Our other main tradition is that we decorate our tree with ornaments from all our vacations. We have ornaments from China, Morocco, Thailand, Mexico, Canada, and all over the US and Europe. Decorating the tree takes ages because we spend a lot of time talking about our vacations.
This year I am super excited because my daughter is going to be home for the first time in six months. She lives overseas now and my son is a college senior. It’s bittersweet to think they might not be home for Christmas in the near future
Many of our traditions are now changing because they were centered around our family of 4. Now they are scattering. And this year we are going to Austria for 10 days over Xmas. We used to always make Xmas roll out/cut cookies together. We make many weird non Xmas themed cookies and heap them with food colored icing and sprinkles. We also Nick name them crack cookies because they are deliciously addicting, but they’ll never be picture magazine worthy. But they won’t happen this year.
I did still put up both of my “Memory Xmas trees,” because I do love them, younger S’ GF has never seen them and will be here before we leave, and our cats love the Xmas tree skirts, especially the upstairs tree. Every year, I seem to try to take a picture of my big tree and it never seems to do it justice. This year is no exception. Between the two trees I probably have 1000 ornaments ranging from generic Walmart/Lowe’s to homemade to places we have been (that’s always my souvenir) to all of the picture ornaments I make of/for the kids every year.
And speaking of pictures, I always send a Xmas card and letter. But this year I won’t send it until after Xmas as I want to use our trip as inspiration/pictures. But a few years ago, I did make them into a table runner for our dining room where we eat all our meals.

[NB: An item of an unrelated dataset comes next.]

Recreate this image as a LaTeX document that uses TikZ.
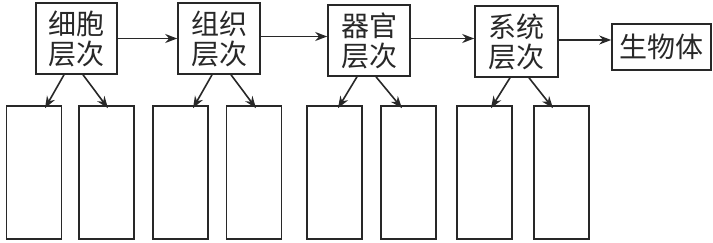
\documentclass[tikz,border=0pt]{standalone}
\usepackage{fontspec}
\newfontfamily\cjk{Noto Sans CJK SC}
\usetikzlibrary{arrows.meta}
\definecolor{ink}{RGB}{40,40,40}
\begin{document}
\begin{tikzpicture}[x=1pt,y=-1pt,
  lvl/.style={draw=ink,line width=1.6pt,inner sep=0pt,minimum width=82pt,minimum height=71pt,
    align=center,font=\cjk\fontsize{28}{30}\selectfont,text=ink},
  blank/.style={draw=ink,line width=1.6pt,inner sep=0pt,minimum width=55pt,minimum height=133pt},
  arr/.style={draw=ink,line width=1.6pt,-{Stealth[length=12pt,width=9pt]}}]
\useasboundingbox (0,0) rectangle (713,243);
\node[lvl,minimum width=81pt] (b1) at (76.5,38.5) {细胞\\层次};
\node[lvl] (b2) at (219,38.5) {组织\\层次};
\node[lvl] (b3) at (369,40.5) {器官\\层次};
\node[lvl,minimum width=83pt] (b4) at (516.5,41.5) {系统\\层次};
\node[lvl,minimum width=99pt,minimum height=46pt] (b5) at (661.5,47) {生物体};
\node[blank] (r1) at (34,172.5) {};
\node[blank] (r2) at (106.5,172.5) {};
\node[blank] (r3) at (180.5,172.5) {};
\node[blank] (r4) at (254,172.5) {};
\node[blank] (r5) at (334.5,172.5) {};
\node[blank] (r6) at (408.5,172.5) {};
\node[blank] (r7) at (484.5,172.5) {};
\node[blank] (r8) at (561.5,172.5) {};
\draw[arr] (b1.east) -- (b1.east -| b2.west);
\draw[arr] ([yshift=2pt]b2.east) -- ([yshift=2pt]b2.east -| b3.west);
\draw[arr] ([yshift=2pt]b3.east) -- ([yshift=2pt]b3.east -| b4.west);
\draw[arr] ([yshift=1.5pt]b4.east) -- ([yshift=1.5pt]b4.east -| b5.west);
\draw[arr] ([xshift=-12.5pt]b1.south) -- ([xshift=11pt,yshift=-3pt]r1.north);
\draw[arr] ([xshift=6.5pt]b1.south) -- ([xshift=1.5pt,yshift=-3pt]r2.north);
\draw[arr] ([xshift=-7pt]b2.south) -- ([xshift=12.5pt,yshift=-3pt]r3.north);
\draw[arr] ([xshift=12pt]b2.south) -- ([xshift=2pt,yshift=-3pt]r4.north);
\draw[arr] ([xshift=-12pt]b3.south) -- ([xshift=3.5pt,yshift=-3pt]r5.north);
\draw[arr] ([xshift=7pt]b3.south) -- ([xshift=-6.5pt,yshift=-3pt]r6.north);
\draw[arr] ([xshift=-6.5pt]b4.south) -- ([xshift=6.5pt,yshift=-3pt]r7.north);
\draw[arr] ([xshift=12.5pt]b4.south) -- ([xshift=-8.5pt,yshift=-3pt]r8.north);
\end{tikzpicture}
\end{document}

In the background is the little tree my MIL made me eons ago out of a coat hanger. It’s one of my favorites.
Since I’m too lazy to type it up, here’s a picture. My mom got it from an ad in a 1960s magazine. At some point she typed it up and gave us all a copy. You can tell it’s seen a lot of years. If I have grandkids, I will definitely make them with them. And older S and GF made them for themselves last year.

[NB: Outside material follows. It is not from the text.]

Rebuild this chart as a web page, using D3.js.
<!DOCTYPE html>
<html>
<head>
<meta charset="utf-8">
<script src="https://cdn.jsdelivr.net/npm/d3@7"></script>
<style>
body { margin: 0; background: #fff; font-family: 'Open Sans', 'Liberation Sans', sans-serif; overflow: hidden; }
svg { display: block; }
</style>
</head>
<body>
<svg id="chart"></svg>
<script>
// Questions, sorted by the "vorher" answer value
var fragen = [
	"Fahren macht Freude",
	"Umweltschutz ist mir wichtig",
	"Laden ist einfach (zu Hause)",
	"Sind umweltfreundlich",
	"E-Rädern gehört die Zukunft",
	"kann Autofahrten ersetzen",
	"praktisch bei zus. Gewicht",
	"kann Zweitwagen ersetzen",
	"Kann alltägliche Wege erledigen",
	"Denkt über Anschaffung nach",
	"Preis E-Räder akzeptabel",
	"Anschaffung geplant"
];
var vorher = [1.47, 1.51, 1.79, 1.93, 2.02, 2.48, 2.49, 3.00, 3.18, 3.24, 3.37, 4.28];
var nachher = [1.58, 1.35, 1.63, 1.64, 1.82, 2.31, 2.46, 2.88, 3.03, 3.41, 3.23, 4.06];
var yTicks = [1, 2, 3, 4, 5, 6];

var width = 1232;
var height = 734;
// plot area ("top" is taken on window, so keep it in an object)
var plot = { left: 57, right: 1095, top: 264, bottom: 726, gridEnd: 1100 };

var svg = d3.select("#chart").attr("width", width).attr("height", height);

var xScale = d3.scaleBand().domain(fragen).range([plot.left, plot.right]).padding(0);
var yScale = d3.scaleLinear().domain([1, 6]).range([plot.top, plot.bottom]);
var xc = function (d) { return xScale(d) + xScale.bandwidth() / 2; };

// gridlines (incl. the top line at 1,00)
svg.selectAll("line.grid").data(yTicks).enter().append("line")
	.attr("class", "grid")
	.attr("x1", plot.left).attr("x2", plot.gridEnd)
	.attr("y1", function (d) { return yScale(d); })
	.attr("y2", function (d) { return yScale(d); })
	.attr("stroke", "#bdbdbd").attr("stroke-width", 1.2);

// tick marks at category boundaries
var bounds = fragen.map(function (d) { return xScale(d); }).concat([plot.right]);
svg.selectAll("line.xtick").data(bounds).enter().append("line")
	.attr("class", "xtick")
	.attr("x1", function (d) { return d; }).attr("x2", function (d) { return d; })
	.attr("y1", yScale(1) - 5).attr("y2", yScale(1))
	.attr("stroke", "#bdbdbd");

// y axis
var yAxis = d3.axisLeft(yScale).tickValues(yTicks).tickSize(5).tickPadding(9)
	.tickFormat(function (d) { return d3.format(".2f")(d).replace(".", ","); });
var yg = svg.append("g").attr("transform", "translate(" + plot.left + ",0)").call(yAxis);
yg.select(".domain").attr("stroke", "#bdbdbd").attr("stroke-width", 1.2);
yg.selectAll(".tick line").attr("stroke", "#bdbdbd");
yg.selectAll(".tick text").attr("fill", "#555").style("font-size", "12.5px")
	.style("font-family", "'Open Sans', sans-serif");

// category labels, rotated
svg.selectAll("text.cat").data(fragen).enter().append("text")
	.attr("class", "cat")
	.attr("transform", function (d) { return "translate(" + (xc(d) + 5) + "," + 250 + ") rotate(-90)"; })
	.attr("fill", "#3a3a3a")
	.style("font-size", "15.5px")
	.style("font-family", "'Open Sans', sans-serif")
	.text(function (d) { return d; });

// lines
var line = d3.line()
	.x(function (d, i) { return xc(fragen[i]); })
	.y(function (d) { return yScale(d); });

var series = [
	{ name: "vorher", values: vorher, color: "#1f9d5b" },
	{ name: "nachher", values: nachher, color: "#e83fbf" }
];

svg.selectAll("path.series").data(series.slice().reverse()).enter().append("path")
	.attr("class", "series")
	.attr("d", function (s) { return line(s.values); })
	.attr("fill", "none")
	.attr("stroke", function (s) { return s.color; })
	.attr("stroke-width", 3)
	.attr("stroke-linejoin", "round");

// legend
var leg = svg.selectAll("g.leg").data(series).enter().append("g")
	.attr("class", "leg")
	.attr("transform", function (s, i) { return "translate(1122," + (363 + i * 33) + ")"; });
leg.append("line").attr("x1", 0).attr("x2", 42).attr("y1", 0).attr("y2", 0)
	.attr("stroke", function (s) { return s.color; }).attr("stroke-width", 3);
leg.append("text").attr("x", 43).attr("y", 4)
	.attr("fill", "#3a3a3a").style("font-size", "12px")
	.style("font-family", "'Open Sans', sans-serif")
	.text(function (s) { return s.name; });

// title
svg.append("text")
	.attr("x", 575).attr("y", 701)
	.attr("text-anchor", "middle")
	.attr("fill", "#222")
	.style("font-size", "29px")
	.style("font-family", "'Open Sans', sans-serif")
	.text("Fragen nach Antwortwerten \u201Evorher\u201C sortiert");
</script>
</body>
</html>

My favorite Christmas tradition is making cookies. For many years growing up my Great Aunt Edith made hundred and hundreds of cookies which she mailed to all her nieces and nephews. (Her own son died in World War II.) I keep up the tradition and a few years ago when my brother challenged me to write sonnets, I wrote a sonnet about it. (He has since trounced me in the sonnet writing department.) Everyone’s favorite was her Secret cookies which for a long time were a secret recipe. Rumors are that it was secret because she just got the recipe from a box of confectionery sugar. Or maybe it was the extra tablespoon beyond the two sticks of butter. She said the secret was that she made them smaller than most people. They are a fairy standard recipe of ground almonds, butter and sugar in crescent shapes.
Here’s the sonnet:
12/26/2020
Secret Cookies
For years my Great Aunt Edith was a tin
Of cookies. Aromas of December
Holidays, that much I can remember.
But I’m no Proust whose scented Madeleine
Spewed like a literary waterfall.
She said the secret of them was their size
I grind the almonds and I knead the dough.

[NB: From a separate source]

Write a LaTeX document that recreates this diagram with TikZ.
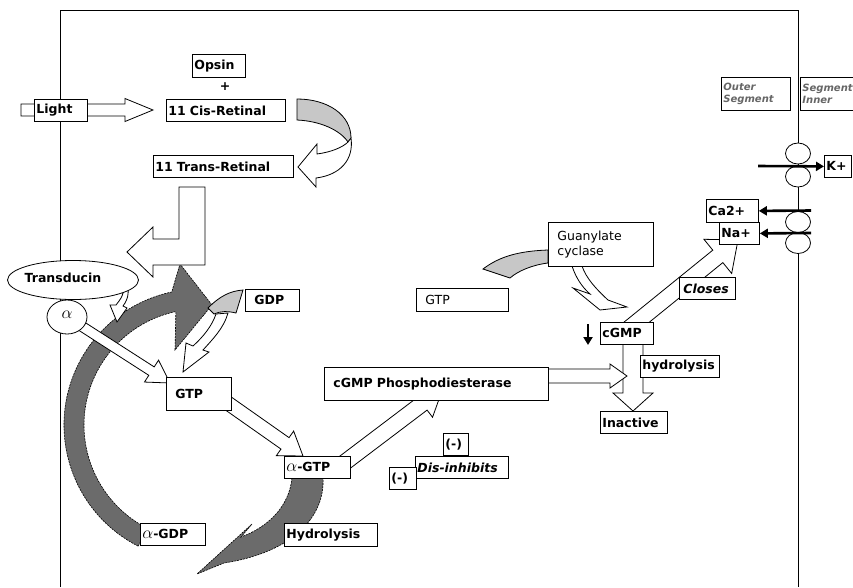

I think I know now, where that secret lies
The secret was the secret, not the size at all.
My family’s scattered, just like long ago.
I do know one secret that’s now unfurled,
the secret that passed from aunt to mother,
binds one generation to another
It’s cookies flying all around the world.
Some traditions that stand out:
All three kids decorating the sugar cookies while listening to Christmas music of Justin Bieber, Mariah Carey and of course, Sesame Street.
Candles in the front windows of our many windowed home with a spotlight on them and two lighted trees in front. People in the neighborhood comment on this every year.
Stockings not hung until Christmas Eve. Friendly arguements ensue over the arrangement on the fireplace. LOL
Everyone opens stockings and gifts ONE.AT.A.TIME - it takes forever but we all love it.
Christmas extended family includes “Secret Santa” gifts that must come wrapped in a newspaper that anyone can get (like USA Today, NYT). Christmas spread is a spread of heavy appetizers.
My family has a Swedish Christmas Eve every year. It’s been that way for as long as I’ve been alive. All the children get new pajamas that they change into after the traditional smorgasbord. Then the kids open a few presents while the adults sip Glogg or Aquavit.
My favorite tradition that we do is a book advent calendar. We open a holiday or winter-themed book each night in December leading up to Christmas and read it together as a family. I wrap each book in tissue paper each year and put them in a basket that sits on our fireplace and the kids still love the tradition, even though they are getting older now and have outgrown picture books. I sometimes rotate new books in to change things up as they get older, but we keep a lot of the same ones in rotation and the nostalgia it evokes for all of us is so much fun. I purposefully curated books about holidays from many different religions and countries so we could learn about traditions outside of our own, and those have always been a big hit. I hope they will still love it as they get older, because I never want to stop!